▸ **Your objective**
From the listing below, extract every line in which the word "chart" appears.

▸ **Dataset extract**
******************************
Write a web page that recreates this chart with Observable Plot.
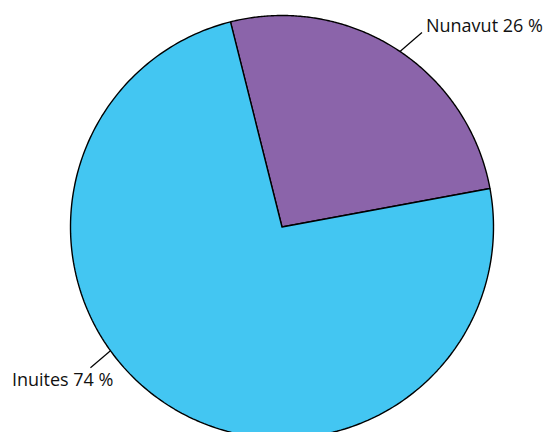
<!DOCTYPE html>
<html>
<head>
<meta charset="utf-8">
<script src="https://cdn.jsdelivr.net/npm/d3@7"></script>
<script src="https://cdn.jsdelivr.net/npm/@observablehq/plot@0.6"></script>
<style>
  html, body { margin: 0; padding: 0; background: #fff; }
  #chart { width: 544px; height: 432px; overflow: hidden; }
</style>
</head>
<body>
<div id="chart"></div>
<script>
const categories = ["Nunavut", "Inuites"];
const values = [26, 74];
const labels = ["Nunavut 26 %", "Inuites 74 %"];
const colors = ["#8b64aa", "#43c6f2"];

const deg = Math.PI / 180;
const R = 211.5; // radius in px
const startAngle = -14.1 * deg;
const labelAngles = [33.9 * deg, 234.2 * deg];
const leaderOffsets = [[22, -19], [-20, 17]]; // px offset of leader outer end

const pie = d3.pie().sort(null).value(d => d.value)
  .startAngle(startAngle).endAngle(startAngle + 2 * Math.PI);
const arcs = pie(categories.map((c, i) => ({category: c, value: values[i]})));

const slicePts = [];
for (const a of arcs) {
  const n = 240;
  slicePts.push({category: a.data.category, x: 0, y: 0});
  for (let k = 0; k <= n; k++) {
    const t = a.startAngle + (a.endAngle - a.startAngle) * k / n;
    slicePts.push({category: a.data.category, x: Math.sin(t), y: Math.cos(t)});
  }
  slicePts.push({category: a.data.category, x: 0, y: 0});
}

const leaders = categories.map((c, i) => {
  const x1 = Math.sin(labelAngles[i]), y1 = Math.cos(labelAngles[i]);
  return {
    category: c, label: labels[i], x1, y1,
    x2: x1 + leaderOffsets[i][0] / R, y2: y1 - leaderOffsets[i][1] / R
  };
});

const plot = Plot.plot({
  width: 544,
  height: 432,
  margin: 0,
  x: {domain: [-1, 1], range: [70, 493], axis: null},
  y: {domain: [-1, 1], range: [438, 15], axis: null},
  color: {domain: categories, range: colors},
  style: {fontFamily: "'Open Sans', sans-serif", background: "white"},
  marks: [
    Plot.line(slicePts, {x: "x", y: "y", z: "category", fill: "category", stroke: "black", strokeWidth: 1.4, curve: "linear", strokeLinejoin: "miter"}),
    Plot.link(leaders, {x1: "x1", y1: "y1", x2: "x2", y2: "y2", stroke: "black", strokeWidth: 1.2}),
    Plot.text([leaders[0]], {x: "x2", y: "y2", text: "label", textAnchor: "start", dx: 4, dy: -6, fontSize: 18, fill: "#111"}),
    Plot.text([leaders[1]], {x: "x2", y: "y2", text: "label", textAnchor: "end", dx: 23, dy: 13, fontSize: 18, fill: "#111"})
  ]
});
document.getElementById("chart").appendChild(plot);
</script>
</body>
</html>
******************************
▸ **Exercise response**
Write a web page that recreates this chart with Observable Plot.
  #chart { width: 544px; height: 432px; overflow: hidden; }
<div id="chart"></div>
document.getElementById("chart").appendChild(plot);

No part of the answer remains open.